_Written problem_
Only the number is needed: how many lines contain the word "chart"?

_Supplied material_
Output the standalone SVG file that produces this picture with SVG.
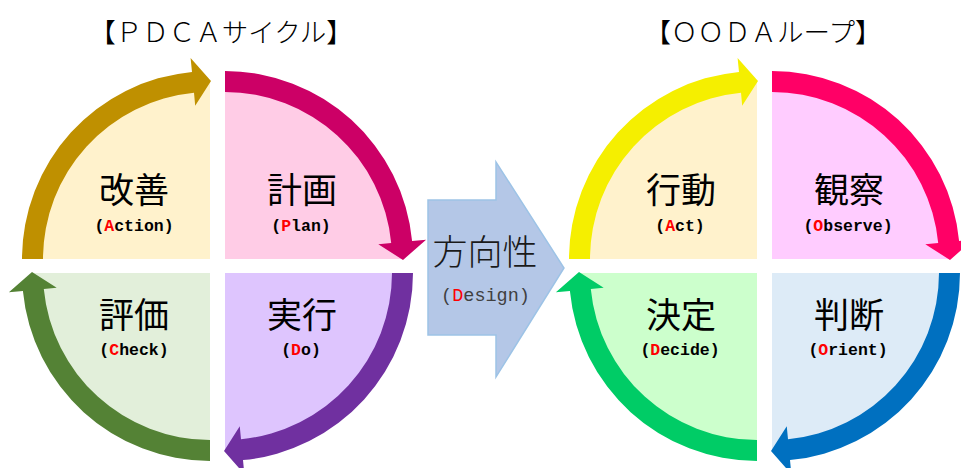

--

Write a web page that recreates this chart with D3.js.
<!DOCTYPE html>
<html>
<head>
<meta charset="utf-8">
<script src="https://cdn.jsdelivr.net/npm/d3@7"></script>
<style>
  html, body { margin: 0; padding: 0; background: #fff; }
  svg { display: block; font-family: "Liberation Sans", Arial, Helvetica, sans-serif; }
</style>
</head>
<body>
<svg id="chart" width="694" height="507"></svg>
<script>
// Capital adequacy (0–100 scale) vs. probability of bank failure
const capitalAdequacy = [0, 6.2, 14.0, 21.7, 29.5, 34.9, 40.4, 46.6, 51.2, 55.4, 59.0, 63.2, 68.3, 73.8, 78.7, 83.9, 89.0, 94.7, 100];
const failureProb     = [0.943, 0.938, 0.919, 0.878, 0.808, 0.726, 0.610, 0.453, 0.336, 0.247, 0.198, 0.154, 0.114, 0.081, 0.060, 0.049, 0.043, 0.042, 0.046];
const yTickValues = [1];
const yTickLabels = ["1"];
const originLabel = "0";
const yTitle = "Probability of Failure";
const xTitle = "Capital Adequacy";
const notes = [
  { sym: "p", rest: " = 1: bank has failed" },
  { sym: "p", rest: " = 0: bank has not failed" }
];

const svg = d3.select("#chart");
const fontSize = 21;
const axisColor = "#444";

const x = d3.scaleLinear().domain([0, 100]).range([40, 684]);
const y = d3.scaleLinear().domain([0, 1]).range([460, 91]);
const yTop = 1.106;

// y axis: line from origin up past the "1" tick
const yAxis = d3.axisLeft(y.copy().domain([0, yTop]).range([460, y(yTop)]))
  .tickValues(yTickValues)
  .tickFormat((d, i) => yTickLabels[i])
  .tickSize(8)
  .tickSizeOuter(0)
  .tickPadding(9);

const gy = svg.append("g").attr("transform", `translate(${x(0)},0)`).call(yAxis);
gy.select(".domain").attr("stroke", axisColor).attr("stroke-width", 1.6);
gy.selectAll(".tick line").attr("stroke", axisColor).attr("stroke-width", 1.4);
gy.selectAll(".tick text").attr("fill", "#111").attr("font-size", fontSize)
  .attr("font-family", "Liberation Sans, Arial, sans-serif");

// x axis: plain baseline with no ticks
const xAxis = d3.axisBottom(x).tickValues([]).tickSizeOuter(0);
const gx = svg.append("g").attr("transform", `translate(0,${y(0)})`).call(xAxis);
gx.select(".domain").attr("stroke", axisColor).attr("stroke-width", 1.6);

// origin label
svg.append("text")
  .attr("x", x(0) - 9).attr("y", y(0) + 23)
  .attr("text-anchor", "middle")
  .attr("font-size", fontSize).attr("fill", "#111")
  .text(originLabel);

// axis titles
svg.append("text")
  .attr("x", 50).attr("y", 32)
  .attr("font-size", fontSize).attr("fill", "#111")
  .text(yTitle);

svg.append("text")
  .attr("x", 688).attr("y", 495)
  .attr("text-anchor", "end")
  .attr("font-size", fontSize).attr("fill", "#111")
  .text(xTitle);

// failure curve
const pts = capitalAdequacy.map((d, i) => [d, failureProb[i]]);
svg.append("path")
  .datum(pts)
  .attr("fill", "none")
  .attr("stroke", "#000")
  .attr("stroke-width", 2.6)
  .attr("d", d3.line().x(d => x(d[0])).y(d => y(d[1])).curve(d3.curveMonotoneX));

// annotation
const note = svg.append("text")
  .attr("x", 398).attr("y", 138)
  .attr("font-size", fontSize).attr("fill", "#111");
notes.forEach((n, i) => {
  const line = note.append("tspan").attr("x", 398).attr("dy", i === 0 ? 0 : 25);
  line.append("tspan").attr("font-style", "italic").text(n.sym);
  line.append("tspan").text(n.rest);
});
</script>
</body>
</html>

_Complete answer_
3